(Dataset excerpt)
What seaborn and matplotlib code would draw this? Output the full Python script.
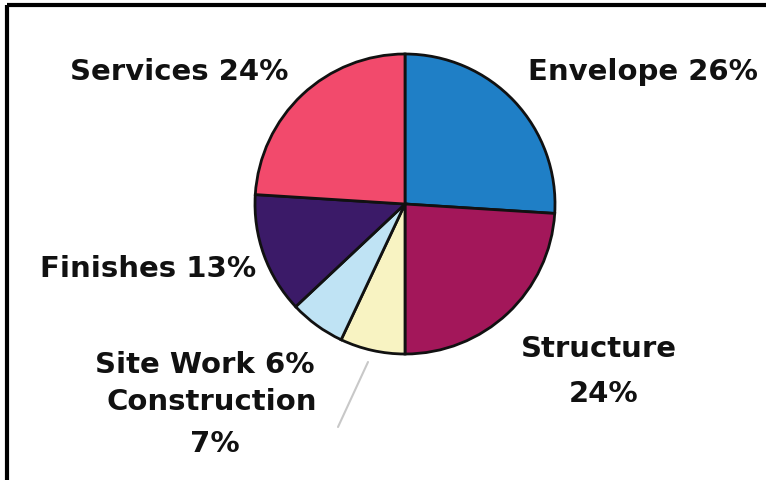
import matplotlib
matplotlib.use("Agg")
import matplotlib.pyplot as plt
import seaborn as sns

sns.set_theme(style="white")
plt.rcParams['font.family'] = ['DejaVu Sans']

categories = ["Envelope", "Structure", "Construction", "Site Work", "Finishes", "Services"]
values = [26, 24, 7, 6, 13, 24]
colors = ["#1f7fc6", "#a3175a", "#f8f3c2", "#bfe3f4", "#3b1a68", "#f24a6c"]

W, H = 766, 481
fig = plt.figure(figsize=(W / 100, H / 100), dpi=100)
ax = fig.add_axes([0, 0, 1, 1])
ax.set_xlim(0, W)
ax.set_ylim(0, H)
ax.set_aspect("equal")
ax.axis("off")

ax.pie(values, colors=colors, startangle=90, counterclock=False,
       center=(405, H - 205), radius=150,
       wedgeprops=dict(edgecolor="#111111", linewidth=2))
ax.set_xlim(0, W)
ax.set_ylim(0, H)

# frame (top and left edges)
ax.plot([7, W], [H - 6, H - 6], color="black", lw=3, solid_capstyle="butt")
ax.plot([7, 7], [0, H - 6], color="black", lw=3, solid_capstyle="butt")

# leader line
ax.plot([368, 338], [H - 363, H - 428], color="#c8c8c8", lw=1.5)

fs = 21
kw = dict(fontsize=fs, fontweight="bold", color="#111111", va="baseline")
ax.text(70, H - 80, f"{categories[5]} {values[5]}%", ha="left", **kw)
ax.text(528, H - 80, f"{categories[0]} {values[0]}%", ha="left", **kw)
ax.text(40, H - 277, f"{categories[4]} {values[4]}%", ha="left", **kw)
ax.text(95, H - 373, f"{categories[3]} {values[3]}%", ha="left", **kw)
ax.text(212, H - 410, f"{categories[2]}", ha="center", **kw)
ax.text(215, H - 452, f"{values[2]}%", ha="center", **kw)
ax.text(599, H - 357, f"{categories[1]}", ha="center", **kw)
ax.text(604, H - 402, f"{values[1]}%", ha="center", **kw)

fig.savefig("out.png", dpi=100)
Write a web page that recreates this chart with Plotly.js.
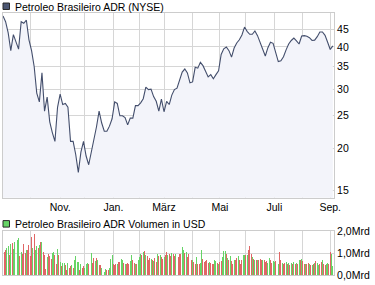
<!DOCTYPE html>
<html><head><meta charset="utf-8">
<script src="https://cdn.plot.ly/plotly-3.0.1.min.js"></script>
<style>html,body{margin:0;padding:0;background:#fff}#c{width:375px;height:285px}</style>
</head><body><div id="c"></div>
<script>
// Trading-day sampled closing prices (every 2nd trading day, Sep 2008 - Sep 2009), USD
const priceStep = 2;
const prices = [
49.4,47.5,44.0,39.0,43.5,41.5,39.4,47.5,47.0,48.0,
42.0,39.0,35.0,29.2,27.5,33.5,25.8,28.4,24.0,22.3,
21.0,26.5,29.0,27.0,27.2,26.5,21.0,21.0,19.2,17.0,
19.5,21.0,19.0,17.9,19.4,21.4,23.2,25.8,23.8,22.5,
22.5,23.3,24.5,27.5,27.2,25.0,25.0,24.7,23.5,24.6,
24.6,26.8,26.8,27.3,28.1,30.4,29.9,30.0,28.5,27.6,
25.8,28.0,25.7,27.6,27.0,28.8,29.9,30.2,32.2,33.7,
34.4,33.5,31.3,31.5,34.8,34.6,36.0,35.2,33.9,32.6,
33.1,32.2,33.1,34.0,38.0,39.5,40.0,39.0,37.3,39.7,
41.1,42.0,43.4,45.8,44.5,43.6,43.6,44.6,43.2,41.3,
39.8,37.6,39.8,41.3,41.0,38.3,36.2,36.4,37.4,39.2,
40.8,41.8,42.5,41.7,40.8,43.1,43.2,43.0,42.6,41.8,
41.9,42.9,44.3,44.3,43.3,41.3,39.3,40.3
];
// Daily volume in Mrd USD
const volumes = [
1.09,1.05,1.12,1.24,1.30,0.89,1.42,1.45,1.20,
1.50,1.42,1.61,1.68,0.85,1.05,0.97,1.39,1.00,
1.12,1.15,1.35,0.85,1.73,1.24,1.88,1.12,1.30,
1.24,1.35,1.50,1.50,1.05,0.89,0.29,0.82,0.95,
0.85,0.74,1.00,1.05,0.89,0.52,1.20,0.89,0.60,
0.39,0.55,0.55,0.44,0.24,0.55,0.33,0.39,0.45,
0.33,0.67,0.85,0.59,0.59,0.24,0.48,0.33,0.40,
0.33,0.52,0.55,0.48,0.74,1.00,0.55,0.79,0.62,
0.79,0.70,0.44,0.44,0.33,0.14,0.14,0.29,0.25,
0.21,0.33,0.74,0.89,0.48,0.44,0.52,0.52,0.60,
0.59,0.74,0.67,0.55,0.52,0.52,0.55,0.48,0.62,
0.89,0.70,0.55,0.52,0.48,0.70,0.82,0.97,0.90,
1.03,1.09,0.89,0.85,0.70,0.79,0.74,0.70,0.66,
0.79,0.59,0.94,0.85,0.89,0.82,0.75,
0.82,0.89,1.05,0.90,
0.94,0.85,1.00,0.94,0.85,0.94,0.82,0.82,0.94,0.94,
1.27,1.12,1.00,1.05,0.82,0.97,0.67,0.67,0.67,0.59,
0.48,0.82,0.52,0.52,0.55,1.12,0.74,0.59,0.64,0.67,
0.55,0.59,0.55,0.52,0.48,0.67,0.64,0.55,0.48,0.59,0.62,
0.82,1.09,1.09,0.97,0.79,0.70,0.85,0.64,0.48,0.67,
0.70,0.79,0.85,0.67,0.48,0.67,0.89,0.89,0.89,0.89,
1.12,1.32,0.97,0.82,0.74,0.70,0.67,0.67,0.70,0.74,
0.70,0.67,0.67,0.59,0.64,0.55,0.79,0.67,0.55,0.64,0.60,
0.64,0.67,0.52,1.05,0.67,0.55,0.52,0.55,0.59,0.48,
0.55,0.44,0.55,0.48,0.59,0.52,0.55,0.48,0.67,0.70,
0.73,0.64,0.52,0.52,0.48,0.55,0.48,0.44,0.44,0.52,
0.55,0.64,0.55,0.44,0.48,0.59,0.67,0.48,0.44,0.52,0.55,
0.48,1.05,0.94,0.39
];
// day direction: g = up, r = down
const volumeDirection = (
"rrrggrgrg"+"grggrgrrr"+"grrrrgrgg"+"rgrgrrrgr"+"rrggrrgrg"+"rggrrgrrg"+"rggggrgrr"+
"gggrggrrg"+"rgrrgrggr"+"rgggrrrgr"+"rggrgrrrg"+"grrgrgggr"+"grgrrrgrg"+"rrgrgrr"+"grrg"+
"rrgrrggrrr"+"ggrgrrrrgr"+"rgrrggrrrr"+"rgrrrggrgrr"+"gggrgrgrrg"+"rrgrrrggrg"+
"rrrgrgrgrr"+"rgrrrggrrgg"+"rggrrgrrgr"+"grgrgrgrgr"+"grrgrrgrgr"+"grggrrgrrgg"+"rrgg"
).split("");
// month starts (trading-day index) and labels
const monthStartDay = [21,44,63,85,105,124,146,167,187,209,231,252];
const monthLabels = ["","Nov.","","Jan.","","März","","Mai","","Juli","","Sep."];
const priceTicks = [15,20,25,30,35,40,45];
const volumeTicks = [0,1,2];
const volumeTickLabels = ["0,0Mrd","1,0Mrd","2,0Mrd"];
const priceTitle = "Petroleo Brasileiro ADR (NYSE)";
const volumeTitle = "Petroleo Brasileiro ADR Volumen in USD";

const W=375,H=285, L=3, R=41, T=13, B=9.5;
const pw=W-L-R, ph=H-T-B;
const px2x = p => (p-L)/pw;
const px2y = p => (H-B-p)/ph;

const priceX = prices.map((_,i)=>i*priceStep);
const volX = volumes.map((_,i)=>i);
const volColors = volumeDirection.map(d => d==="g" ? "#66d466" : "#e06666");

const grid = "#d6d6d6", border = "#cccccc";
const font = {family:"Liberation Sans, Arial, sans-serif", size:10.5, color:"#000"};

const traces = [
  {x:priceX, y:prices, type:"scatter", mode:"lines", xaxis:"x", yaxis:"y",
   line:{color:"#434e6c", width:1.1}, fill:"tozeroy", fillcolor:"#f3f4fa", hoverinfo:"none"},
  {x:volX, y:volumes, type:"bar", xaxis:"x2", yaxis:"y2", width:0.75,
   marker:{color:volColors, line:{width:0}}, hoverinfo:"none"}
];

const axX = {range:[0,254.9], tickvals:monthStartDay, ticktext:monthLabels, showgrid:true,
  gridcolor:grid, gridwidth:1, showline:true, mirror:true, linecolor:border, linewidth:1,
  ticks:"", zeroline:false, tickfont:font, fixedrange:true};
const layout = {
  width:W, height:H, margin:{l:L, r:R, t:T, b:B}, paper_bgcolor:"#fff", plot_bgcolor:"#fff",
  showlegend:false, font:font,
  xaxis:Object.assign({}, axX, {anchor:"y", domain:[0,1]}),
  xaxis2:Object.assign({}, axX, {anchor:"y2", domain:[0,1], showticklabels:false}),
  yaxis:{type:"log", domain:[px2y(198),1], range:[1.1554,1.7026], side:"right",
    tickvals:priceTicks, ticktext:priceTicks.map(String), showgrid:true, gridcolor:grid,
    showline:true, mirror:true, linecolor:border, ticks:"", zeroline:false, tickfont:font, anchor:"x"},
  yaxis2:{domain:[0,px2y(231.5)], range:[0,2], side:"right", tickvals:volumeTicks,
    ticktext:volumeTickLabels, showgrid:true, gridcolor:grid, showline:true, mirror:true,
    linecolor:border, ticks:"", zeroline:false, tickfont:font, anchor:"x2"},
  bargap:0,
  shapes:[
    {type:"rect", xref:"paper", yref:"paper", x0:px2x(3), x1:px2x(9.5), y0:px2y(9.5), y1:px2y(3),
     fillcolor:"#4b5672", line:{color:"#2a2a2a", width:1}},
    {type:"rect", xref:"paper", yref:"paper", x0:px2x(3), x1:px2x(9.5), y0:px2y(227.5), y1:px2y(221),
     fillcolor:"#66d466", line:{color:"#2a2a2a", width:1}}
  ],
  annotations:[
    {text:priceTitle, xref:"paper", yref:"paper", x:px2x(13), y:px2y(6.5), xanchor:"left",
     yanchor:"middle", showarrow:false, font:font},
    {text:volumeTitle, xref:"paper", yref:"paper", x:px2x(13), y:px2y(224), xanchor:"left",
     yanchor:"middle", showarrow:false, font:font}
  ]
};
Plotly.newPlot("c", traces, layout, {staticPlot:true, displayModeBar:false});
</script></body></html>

#### REQUIREMENTS
Check every line of the records above for the string "this" and say how many contain it, giving the number alone.

#### RESULT
2